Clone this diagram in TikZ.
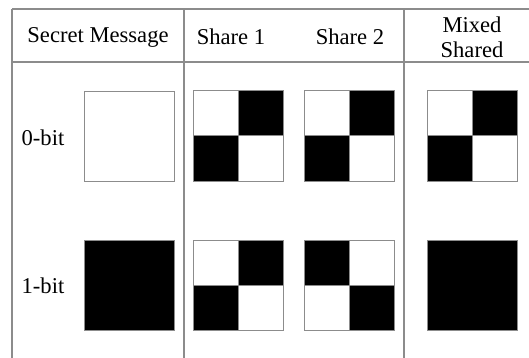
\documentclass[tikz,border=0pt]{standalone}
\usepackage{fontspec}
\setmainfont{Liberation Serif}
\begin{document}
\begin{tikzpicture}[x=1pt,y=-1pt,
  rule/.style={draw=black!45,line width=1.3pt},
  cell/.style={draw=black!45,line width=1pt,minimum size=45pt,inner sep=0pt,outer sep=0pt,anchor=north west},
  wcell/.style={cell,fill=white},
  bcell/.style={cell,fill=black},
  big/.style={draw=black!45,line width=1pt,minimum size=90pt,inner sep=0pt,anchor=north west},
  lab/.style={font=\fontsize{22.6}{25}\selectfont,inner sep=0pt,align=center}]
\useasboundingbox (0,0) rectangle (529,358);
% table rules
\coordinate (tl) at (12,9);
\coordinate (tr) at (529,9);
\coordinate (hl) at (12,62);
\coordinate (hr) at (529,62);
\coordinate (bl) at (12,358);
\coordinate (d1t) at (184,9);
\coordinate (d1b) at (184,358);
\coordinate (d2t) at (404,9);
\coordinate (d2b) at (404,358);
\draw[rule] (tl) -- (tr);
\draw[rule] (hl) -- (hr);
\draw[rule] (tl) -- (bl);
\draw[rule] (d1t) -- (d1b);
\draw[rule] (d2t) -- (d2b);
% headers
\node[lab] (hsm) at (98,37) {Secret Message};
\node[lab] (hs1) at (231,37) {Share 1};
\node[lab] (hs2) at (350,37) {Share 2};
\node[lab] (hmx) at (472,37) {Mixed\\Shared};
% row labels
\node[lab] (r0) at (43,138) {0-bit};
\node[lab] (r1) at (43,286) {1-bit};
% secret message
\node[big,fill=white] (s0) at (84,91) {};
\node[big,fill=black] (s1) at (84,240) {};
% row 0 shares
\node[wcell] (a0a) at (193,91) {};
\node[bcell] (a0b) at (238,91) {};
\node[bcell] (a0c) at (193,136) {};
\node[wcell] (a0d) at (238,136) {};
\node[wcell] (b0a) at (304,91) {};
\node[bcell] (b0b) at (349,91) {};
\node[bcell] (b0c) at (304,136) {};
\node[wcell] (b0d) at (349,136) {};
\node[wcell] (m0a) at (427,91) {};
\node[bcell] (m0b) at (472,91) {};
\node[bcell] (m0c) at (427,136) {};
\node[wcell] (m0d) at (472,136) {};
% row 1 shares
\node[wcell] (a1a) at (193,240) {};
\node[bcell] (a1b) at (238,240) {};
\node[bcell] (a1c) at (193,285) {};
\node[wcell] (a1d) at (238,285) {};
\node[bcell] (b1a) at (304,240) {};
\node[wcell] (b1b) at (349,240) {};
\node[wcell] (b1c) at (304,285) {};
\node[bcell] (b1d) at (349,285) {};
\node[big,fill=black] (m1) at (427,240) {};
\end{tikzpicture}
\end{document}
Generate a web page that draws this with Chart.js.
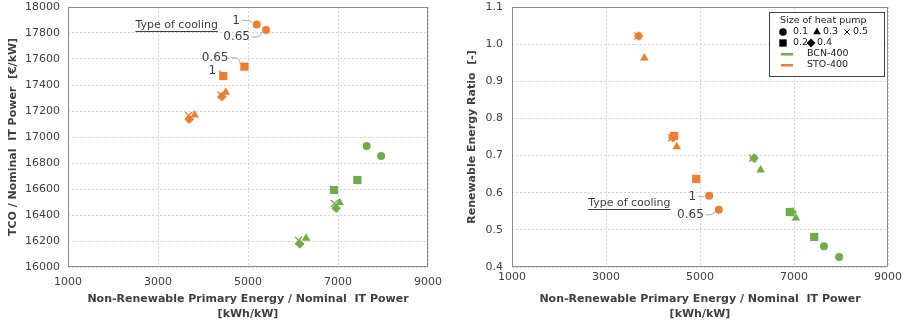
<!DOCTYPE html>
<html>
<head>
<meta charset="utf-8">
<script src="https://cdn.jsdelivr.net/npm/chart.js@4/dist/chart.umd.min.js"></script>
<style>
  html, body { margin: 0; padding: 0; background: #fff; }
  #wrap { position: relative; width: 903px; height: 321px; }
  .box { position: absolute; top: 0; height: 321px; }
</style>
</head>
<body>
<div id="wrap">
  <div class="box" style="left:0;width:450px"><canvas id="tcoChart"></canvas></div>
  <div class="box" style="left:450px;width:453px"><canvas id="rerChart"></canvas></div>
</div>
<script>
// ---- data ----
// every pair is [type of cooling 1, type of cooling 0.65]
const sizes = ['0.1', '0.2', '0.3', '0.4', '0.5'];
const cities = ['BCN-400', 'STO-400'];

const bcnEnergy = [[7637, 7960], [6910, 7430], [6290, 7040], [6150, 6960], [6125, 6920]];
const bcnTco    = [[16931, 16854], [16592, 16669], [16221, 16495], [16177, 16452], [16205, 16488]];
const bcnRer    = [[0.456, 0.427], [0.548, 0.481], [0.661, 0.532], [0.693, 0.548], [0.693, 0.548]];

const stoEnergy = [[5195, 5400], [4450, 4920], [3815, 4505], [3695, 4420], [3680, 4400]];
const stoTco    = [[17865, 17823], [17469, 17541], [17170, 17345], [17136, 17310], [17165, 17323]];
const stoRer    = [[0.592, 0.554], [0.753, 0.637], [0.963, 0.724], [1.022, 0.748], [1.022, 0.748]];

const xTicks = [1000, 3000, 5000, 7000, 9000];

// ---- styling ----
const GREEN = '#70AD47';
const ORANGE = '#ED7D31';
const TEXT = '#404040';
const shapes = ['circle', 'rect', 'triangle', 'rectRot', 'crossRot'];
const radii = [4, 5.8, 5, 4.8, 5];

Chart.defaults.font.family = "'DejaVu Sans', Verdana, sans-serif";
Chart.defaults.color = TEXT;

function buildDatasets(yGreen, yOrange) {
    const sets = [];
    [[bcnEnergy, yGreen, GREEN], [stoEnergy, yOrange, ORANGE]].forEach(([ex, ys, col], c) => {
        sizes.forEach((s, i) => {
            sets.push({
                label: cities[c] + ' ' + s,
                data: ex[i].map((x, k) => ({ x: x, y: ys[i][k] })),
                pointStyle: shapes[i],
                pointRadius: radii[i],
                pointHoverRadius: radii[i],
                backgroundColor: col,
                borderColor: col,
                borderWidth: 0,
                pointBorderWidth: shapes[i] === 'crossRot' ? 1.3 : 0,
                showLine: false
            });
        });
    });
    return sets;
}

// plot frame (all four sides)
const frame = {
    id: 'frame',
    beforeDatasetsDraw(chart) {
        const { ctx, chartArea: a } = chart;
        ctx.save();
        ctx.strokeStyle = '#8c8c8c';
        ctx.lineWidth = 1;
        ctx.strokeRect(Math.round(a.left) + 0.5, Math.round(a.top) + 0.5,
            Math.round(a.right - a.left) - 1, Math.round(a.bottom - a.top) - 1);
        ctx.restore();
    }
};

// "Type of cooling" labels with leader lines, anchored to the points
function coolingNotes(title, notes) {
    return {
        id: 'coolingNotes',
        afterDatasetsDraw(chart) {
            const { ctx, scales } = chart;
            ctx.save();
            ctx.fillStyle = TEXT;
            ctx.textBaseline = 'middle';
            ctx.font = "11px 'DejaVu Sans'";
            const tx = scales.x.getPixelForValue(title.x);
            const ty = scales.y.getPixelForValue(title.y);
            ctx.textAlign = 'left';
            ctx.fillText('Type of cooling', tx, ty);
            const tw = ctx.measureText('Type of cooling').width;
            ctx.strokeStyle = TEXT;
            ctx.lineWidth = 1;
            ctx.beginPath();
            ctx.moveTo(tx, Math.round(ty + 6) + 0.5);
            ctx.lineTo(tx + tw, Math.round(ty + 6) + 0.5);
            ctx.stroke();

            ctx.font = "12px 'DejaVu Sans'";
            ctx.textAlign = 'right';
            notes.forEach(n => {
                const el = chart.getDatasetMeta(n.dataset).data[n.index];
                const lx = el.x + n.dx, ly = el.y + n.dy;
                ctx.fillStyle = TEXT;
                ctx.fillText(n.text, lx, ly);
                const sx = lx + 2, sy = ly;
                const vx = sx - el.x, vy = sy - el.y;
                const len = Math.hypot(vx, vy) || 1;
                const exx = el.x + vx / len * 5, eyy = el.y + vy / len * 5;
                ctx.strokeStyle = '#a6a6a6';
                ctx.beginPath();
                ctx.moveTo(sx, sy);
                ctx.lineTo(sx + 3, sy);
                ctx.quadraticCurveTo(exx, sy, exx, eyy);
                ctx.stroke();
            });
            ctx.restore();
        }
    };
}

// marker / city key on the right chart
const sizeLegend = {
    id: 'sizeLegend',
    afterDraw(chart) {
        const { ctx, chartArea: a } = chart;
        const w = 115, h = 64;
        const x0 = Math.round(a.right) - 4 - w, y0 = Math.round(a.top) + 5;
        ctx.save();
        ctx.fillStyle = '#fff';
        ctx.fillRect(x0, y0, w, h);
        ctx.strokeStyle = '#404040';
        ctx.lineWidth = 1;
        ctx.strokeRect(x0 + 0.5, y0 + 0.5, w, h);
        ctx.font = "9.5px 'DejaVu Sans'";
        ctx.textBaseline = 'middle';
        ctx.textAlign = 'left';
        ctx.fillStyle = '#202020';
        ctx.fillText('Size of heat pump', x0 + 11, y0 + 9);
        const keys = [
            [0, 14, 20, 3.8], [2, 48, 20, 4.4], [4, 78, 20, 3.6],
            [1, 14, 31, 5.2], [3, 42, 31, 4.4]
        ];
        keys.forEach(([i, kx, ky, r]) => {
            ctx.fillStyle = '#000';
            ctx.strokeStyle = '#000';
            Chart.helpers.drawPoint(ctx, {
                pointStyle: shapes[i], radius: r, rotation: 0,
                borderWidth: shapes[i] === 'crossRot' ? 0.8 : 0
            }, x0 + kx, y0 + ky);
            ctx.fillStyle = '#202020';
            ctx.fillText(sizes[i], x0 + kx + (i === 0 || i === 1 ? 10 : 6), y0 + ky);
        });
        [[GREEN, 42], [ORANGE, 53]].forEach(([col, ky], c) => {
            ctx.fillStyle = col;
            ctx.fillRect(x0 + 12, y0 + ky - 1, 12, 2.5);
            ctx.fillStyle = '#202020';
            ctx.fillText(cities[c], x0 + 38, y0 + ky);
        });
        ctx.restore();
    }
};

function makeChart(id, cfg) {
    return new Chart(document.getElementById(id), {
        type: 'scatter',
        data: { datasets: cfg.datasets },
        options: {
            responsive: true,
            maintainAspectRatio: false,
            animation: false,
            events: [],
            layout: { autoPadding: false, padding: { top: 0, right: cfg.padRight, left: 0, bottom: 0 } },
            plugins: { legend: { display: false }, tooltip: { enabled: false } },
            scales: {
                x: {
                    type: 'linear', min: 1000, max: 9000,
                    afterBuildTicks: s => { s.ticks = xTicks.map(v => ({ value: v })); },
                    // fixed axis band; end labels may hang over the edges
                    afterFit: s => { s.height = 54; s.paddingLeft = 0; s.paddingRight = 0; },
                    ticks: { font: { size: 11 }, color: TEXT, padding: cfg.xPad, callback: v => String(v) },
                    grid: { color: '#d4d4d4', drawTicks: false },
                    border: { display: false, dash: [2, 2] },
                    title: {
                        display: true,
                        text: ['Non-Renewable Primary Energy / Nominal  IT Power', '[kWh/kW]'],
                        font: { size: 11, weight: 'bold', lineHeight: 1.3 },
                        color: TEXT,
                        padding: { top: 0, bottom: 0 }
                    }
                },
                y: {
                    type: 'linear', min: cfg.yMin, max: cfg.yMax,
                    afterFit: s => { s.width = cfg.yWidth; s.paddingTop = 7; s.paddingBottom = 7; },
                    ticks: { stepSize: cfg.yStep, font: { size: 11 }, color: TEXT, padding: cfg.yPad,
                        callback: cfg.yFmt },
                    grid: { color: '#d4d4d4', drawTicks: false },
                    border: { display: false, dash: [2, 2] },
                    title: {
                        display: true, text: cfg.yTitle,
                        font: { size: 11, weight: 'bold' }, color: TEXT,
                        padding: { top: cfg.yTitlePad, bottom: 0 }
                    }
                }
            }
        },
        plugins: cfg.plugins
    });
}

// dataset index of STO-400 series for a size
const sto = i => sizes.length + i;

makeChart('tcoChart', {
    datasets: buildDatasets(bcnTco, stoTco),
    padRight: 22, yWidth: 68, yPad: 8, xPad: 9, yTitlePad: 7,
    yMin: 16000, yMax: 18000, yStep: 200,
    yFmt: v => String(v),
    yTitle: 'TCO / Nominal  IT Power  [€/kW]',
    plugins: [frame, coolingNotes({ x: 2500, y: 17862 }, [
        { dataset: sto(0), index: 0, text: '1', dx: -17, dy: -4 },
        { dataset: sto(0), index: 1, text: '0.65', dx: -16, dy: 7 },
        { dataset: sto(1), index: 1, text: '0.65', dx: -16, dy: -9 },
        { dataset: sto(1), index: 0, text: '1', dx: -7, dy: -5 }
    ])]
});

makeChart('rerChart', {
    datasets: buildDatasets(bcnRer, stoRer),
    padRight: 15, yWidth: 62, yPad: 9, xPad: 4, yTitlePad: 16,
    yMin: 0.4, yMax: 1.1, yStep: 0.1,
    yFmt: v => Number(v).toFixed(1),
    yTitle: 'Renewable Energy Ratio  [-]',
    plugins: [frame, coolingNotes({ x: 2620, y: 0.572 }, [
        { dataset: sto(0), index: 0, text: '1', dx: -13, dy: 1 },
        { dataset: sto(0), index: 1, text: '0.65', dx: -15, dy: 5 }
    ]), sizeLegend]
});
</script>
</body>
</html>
---
#### What you have to do
Copy each line of the entries that includes the word "with".

#### Exercise response
Generate a web page that draws this with Chart.js.
// "Type of cooling" labels with leader lines, anchored to the points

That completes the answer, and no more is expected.